At the state level, the right’s stranglehold has also been loosened, and we are now a bit further from the threat of a right-wing dominated Constitutional Convention. In the states that now have blue trifectas (governor’s house and both state legislative chambers) and states where legislative chambers flipped to blue, we will see a rush of organizing and actions to win progressive policies. Congressional redistricting will take place after the 2020 elections, and fights on this front will be vicious. On the one hand, that fight may now not be as much of a nightmare, since more states will be poised to challenge racist gerrymandering. But on the other hand, redistricting will still be impacted by the 2020 elections and by Trump’s attempts to rig that process in his favor, using the census and any other measures he can find. We need to keep redistricting in laser focus in the lead-up to 2020.

Looking forward

Neoliberalism is in a political crisis. We saw that in Bernie’s unexpected success and in Trump’s election. Left populism cracked open space in the Democratic Party, and right populism drove Trump to victory.   This suggests that the Left should have dual goals for the next period:

  1. To defeat Trump and Trumpism (that is, the right-wing populism and nascent authoritarianism that Trump represents) at all costs.  
  2. To advance left, multi-racial populism as the strongest alternative to Trumpism.

What about the prospects for advancing multi-racial populism in the lead-up to 2020? Some would say that multi-racial progressive populism did not fare well in the elections. The Wall Street Journal opined that moderates won the day (of course the WSJ would say that!). But, as I noted above, many of our candidates made it through in the primaries. Some even won in swing races. And those who lost laid important groundwork, and they may very well win in the next round. Remember: the Tea Party lost the vast majority of its races in the first cycle, but they laid the groundwork to have major influence in the Republican party in subsequent elections.

Neoliberalism is – increasingly – a bad word, but we have not yet slain the beast. A battle for dominance continues to rage within the Democratic Party, and it is a fight between those who represent the elite class and its ideology and those who represent the multi-racial working class.

The outcome of that battle for dominance relies on two forces: emergent social movements and the grassroots organizations that are outside of the Democratic Party. Our organizations are poised to play important roles in this period: advancing a bold policy agenda, building their independent political power, and expanding their use of direct action and civil disobedience alongside their day-to-day policy and organizing work. But our forces need to strengthen our ability to shift the debate and move ambitious electoral operations that can play a determinative role in future elections. We also need to develop stronger capacities to identify and train up political candidates from our ranks and to expand digital organizing to reach more working-class audiences. Our side has a lot of work to do.
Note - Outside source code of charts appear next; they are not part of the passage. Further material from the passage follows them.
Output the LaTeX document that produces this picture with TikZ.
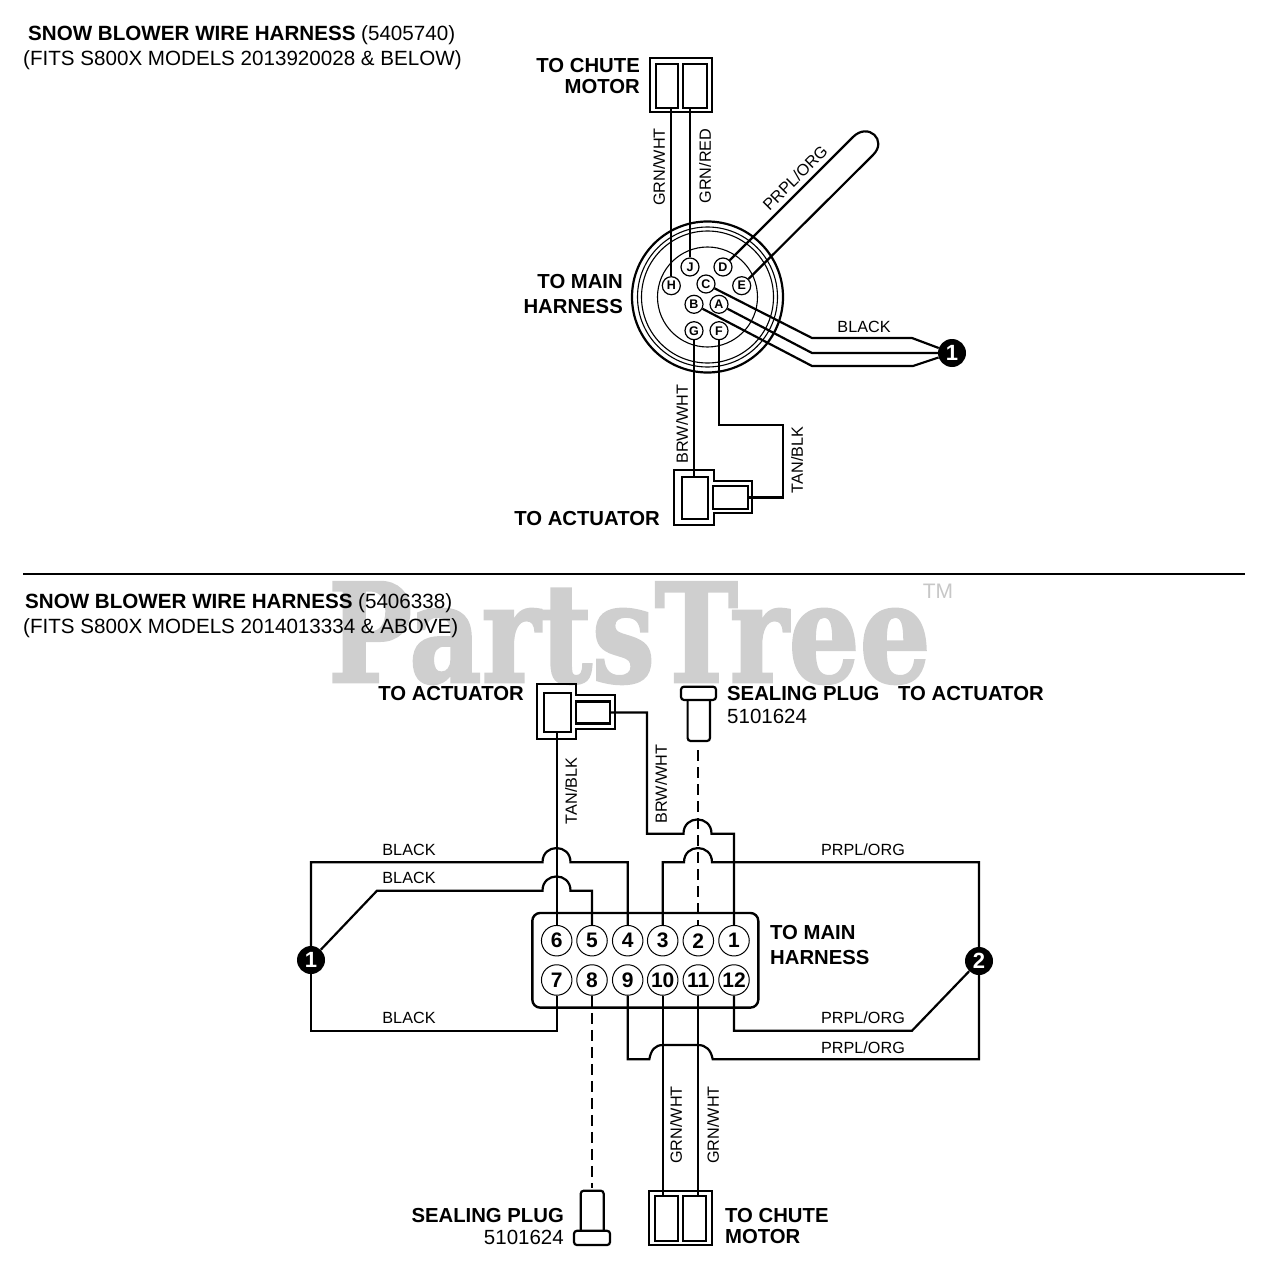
\documentclass[tikz,border=0pt]{standalone}
\usepackage{fontspec}
\setmainfont{Liberation Sans}
\newfontfamily\markfont{DejaVu Serif}[BoldFeatures={FakeBold=2}]
\usetikzlibrary{calc}
\tikzset{
  wire/.style={line width=2.2pt},
  thin ring/.style={line width=1.1pt},
  plugline/.style={line width=2.2pt,dash pattern=on 11pt off 6pt},
  cbox/.style={draw,line width=2.2pt,rectangle,inner sep=0pt},
  head/.style={inner sep=0pt,font=\fontsize{20.3}{21}\selectfont\bfseries},
  lab/.style={inner sep=0pt,font=\fontsize{16.2}{16}\selectfont},
  title/.style={inner sep=0pt,anchor=west,font=\fontsize{20.6}{20}\selectfont},
  pinbig/.style={draw,circle,line width=1pt,minimum size=30.5pt,inner sep=0pt,fill=white,font=\fontsize{21}{21}\selectfont\bfseries},
  pinsmall/.style={draw,circle,line width=1.2pt,minimum size=18pt,inner sep=0pt,fill=white,font=\fontsize{12.5}{12}\selectfont\bfseries},
  blackdot/.style={circle,fill=black,text=white,minimum size=28pt,inner sep=0pt,font=\fontsize{22}{22}\selectfont\bfseries},
}
\newcommand{\bump}{.. controls +(0,-19) and +(0,-19) .. ++(28,0)}

\begin{document}
\begin{tikzpicture}[x=1pt,y=-1pt]
  \useasboundingbox (0,0) rectangle (1280,1268);
  % watermark
  \node[anchor=base west,inner sep=0pt,xscale=.815,text=black!19,font=\markfont\bfseries\fontsize{137}{137}\selectfont] (mark) at (328,682) {PartsTree};
  \node[text=black!22,inner sep=0pt,font=\fontsize{21}{21}\selectfont] (tm) at (938,591) {TM};

  % upper harness
  \node[title] (titleA) at (28,35) {\textbf{SNOW BLOWER WIRE HARNESS} (5405740)};
  \node[title] (subA) at (23,60) {(FITS S800X MODELS 2013920028 \& BELOW)};
  \draw[wire] (707.5,297) circle (75.5);
  \draw[thin ring] (707.5,297) circle (70);
  \draw[thin ring] (707.5,297) circle (66);
  \draw[thin ring] (707.5,297) circle (50);
  \foreach \P/\X/\Y in {J/690/267,D/723/267,H/671.3/285.7,C/706/284,E/741.7/285.7,B/694/304.3,A/719/304.3,G/694/330.7,F/719/330.7}
    \node[pinsmall] (pin\P) at (\X,\Y) {\P};

  \node[cbox,minimum width=62pt,minimum height=54pt] (chuteA) at (681,85) {};
  \node[cbox,minimum width=22pt,minimum height=44pt] (chuteAl) at (667,86) {};
  \node[cbox,minimum width=24pt,minimum height=44pt] (chuteAr) at (695,86) {};
  \draw[wire] (pinH) -- (pinH |- chuteAl.south);
  \draw[wire] (pinJ) -- (pinJ |- chuteAr.south);
  \draw[wire] (pinD) -- (853,137) .. controls (868,122) and (888,140) .. (873,155) -- (pinE);

  \node[blackdot] (dotA) at (952,353) {1};
  \draw[wire] (pinC) -- (812,338) -- (912,338) -- (dotA);
  \draw[wire] (pinA) -- (812,353) -- (dotA);
  \draw[wire] (pinB) -- (812,366) -- (913,366) -- (dotA);

  \draw[wire] (674,470) -- (714,470) -- (714,481) -- (752,481) -- (752,513) -- (714,513) -- (714,525) -- (674,525) -- cycle;
  \node[cbox,minimum width=26pt,minimum height=42pt] (actAl) at (695,498) {};
  \node[cbox,minimum width=35pt,minimum height=23pt] (actAr) at (730.5,497.5) {};
  \draw[wire] (pinG) -- (pinG |- actAl.north);
  \draw[wire] (pinF) -- (719,425) -- (783,425) -- (783,497.5) -- (actAr.east);

  \node[head,align=right,anchor=east] (chuteAtxt) at (640,76.5) {TO CHUTE\\MOTOR};
  \node[head,align=right,anchor=east] (mainAtxt) at (623,294.5) {TO MAIN\\[4pt]HARNESS};
  \node[head,anchor=east] (actAtxt) at (660,519) {TO ACTUATOR};
  \node[lab,rotate=90] at (659,167) {GRN/WHT};
  \node[lab,rotate=90] at (705,166) {GRN/RED};
  \node[lab,rotate=45] at (795,178) {PRPL/ORG};
  \node[lab] at (864,327) {BLACK};
  \node[lab,rotate=90] at (682,424) {BRW/WHT};
  \node[lab,rotate=90] at (797,460) {TAN/BLK};

  \draw[wire] (23,574) -- (1245,574);

  % lower harness
  \node[title] (titleB) at (25,603) {\textbf{SNOW BLOWER WIRE HARNESS} (5406338)};
  \node[title] (subB) at (23,628) {(FITS S800X MODELS 2014013334 \& ABOVE)};
  \node[draw,line width=2.4pt,rectangle,rounded corners=8pt,minimum width=226pt,minimum height=94.7pt,inner sep=0pt] (panel) at (645.3,960.3) {};
  \foreach \N/\X in {6/556.7,5/592,4/627.7,3/662.7,2/698.3,1/734}
    \node[pinbig] (n\N) at (\X,940.7) {\N};
  \foreach \N/\X in {7/556.7,8/592,9/627.7,10/662.7,11/698.3,12/734}
    \node[pinbig] (n\N) at (\X,980) {\N};
  \node[blackdot] (dotB) at (311,960) {1};
  \node[blackdot] (dotC) at (979,961) {2};

  \draw[wire] (537,684) -- (576,684) -- (576,695) -- (615,695) -- (615,729) -- (576,729) -- (576,739) -- (537,739) -- cycle;
  \node[cbox,minimum width=27pt,minimum height=39pt] (actBl) at (557.5,712.5) {};
  \node[cbox,minimum width=34pt,minimum height=22pt] (actBr) at (593,712.5) {};
  \draw[wire] (n6) -- (n6 |- actBl.south);
  \draw[wire] (actBr.east) -- (647,712.5) -- (647,833.7) -- (683.5,833.7) \bump -- (734,833.7) -- (n1);

  \draw[wire] (dotB) -- (311,862.3) -- (542.5,862.3) \bump -- (627.7,862.3) -- (n4);
  \draw[wire] (dotB) -- (377,890.7) -- (542.5,890.7) \bump -- (592,890.7) -- (n5);
  \draw[wire] (dotB) -- (311,1030.7) -- (556.7,1030.7) -- (n7);

  \draw[wire] (dotC) -- (979,862.3) -- (712,862.3) .. controls +(0,-19) and +(0,-19) .. ++(-28,0) -- (662.7,862.3) -- (n3);
  \draw[wire] (dotC) -- (912,1030.7) -- (734,1030.7) -- (n12);
  \draw[wire] (dotC) -- (979,1059.3) -- (712.7,1059.3) .. controls (711,1050) and (706,1045) .. (698,1045) -- (663,1045) .. controls (655,1045) and (651,1050) .. (649.3,1059.3) -- (627.7,1059.3) -- (n9);

  \node[cbox,minimum width=63.6pt,minimum height=54.3pt] (chuteB) at (680.5,1217.8) {};
  \node[cbox,minimum width=22.4pt,minimum height=45pt] (chuteBl) at (666.5,1218.5) {};
  \node[cbox,minimum width=23.3pt,minimum height=45pt] (chuteBr) at (694.4,1218.5) {};
  \draw[wire] (n10) -- (n10 |- chuteBl.north);
  \draw[wire] (n11) -- (n11 |- chuteBr.north);

  % sealing plugs
  \node[draw,line width=2.2pt,rectangle,rounded corners=3pt,minimum width=35pt,minimum height=13.3pt,inner sep=0pt] (flangeT) at (698.5,693.3) {};
  \draw[wire,rounded corners=3pt] (687.6,700) -- (687.6,741) -- (710,741) -- (710,700);
  \coordinate (plugT) at (698.3,750);
  \draw[plugline] (plugT) -- (n2);
  \node[draw,line width=2.2pt,rectangle,rounded corners=3pt,minimum width=36pt,minimum height=14.3pt,inner sep=0pt] (flangeB) at (592,1237.9) {};
  \draw[wire,rounded corners=3pt] (580.7,1230.7) -- (580.7,1190.7) -- (603.7,1190.7) -- (603.7,1230.7);
  \coordinate (plugB) at (592,1188);
  \draw[plugline] (n8) -- (plugB);

  \node[head,anchor=east] (actBtxt) at (524,694) {TO ACTUATOR};
  \node[head,anchor=west] (sealT) at (727,694) {SEALING PLUG};
  \node[head,anchor=west] (actCtxt) at (898,694) {TO ACTUATOR};
  \node[anchor=west,inner sep=0pt,font=\fontsize{20.5}{20}\selectfont] (partT) at (727,716) {5101624};
  \node[head,align=left,anchor=west] (mainBtxt) at (770,945.5) {TO MAIN\\[4pt]HARNESS};
  \node[head,anchor=east] (sealB) at (564,1216) {SEALING PLUG};
  \node[anchor=east,inner sep=0pt,font=\fontsize{20.5}{20}\selectfont] (partB) at (564,1237) {5101624};
  \node[head,align=left,anchor=west] (chuteBtxt) at (725,1226.5) {TO CHUTE\\MOTOR};
  \node[lab,rotate=90] at (571,791) {TAN/BLK};
  \node[lab,rotate=90] at (661,784) {BRW/WHT};
  \foreach \Y in {850,878,1017.7} \node[lab] at (409,\Y) {BLACK};
  \foreach \Y in {850,1017.7,1047.7} \node[lab] at (863,\Y) {PRPL/ORG};
  \node[lab,rotate=90] at (676,1125) {GRN/WHT};
  \node[lab,rotate=90] at (713,1125) {GRN/WHT};
\end{tikzpicture}
\end{document}
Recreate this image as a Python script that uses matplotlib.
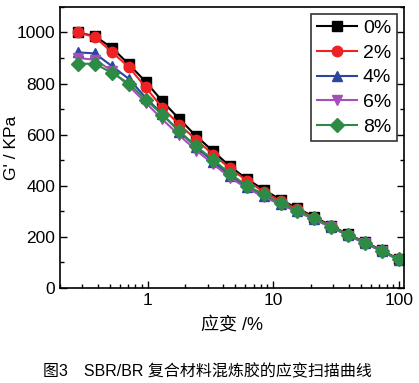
import matplotlib
matplotlib.use("Agg")
import matplotlib.pyplot as plt
from matplotlib.ticker import MultipleLocator, LogLocator, NullFormatter

plt.rcParams['font.family'] = ['Liberation Sans', 'Noto Sans CJK SC', 'DejaVu Sans']

# strain amplitude (%)
strain = [0.28, 0.38, 0.52, 0.71, 0.965, 1.31, 1.79, 2.44, 3.33, 4.53,
          6.18, 8.42, 11.5, 15.6, 21.3, 29.0, 39.5, 53.9, 73.4, 100]

# G' (KPa) per filler loading
g_0 = [1000, 985, 940, 875, 807, 731, 661, 594, 535, 476,
       426, 385, 345, 312, 278, 244, 210, 180, 147, 113]
g_2 = [1000, 982, 923, 864, 785, 705, 639, 580, 522, 468,
       420, 376, 340, 308, 275, 242, 209, 178, 146, 112]
g_4 = [922, 918, 868, 818, 745, 680, 612, 550, 495, 440,
       395, 360, 328, 300, 270, 238, 206, 176, 144, 111]
g_6 = [900, 893, 850, 790, 725, 660, 597, 538, 485, 432,
       390, 357, 326, 298, 268, 237, 205, 175, 143, 110]
g_8 = [878, 877, 842, 800, 737, 678, 613, 554, 502, 447,
       400, 367, 332, 303, 273, 240, 208, 178, 145, 112]

labels = ['0%', '2%', '4%', '6%', '8%']
series = [g_0, g_2, g_4, g_6, g_8]
colors = ['#000000', '#ee2222', '#2a46a0', '#a550b8', '#2e8b46']
markers = ['s', 'o', '^', 'v', 'D']
msizes = [6.5, 7.5, 7.5, 7.5, 7]

fig = plt.figure(figsize=(4.19, 3.83), dpi=100)
ax = fig.add_axes([0.143, 0.248, 0.821, 0.734])

for y, lab, c, m, ms in zip(series, labels, colors, markers, msizes):
    ax.plot(strain, y, color=c, marker=m, markersize=ms, linewidth=1.5, label=lab)

ax.set_xscale('log')
ax.set_xlim(0.2, 110)
ax.set_ylim(0, 1100)
ax.yaxis.set_major_locator(MultipleLocator(200))
ax.yaxis.set_minor_locator(MultipleLocator(100))
ax.xaxis.set_major_locator(LogLocator(base=10))
ax.xaxis.set_minor_locator(LogLocator(base=10, subs=range(2, 10)))
ax.xaxis.set_minor_formatter(NullFormatter())
ax.set_xticks([1, 10, 100])
ax.set_xticklabels(['1', '10', '100'])

ax.tick_params(which='both', direction='in', right=True, top=False, labelsize=12.5)
ax.tick_params(which='major', length=5, width=1)
ax.tick_params(which='minor', length=3, width=1)
for s in ax.spines.values():
    s.set_linewidth(1.2)

ax.set_ylabel("G' / KPa", fontsize=12.5, labelpad=-2)
ax.set_xlabel('应变 /%', fontsize=13, labelpad=6)

leg = ax.legend(loc='upper right', fontsize=14, frameon=True, fancybox=False,
                edgecolor='black', handlelength=2.05, handletextpad=0.3,
                labelspacing=0.36, borderpad=0.3, borderaxespad=0.35)
leg.get_frame().set_linewidth(1.2)

fig.text(0.494, 0.029, '图3　SBR/BR 复合材料混炼胶的应变扫描曲线',
         ha='center', va='center', fontsize=11.5)

fig.savefig('out.png', dpi=100)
The polarization of our society will offer both the positives and negatives for our work. Our side will be more and more able to advance a coherent left agenda and vision, and we will win more and more people to our side. At the same time, the hard right will level ever more serious attacks. They will escalate, rather than retreat. And their violence will continue to do damage to our communities and to the planet. Elections will continue to be one of the central terrains that we have to struggle on, though we have to resist the pull towards competitive and ego-driven enclaves that have shaped so much of left politics for the last decades. We have to weave electoral organizing together with other strategies – like deep community organizing, direct action, movement upsurges and legal battles – into a cooperative and reinforcing cycle. In our electoral work, we have to take every opportunity to change the rules in our favor, to amplify our vision to the millions of people who vote, and to wrest every political position away from the Right that we possibly can win.

To say it simply: We did good, comrades. Now, let’s get ready to do even better.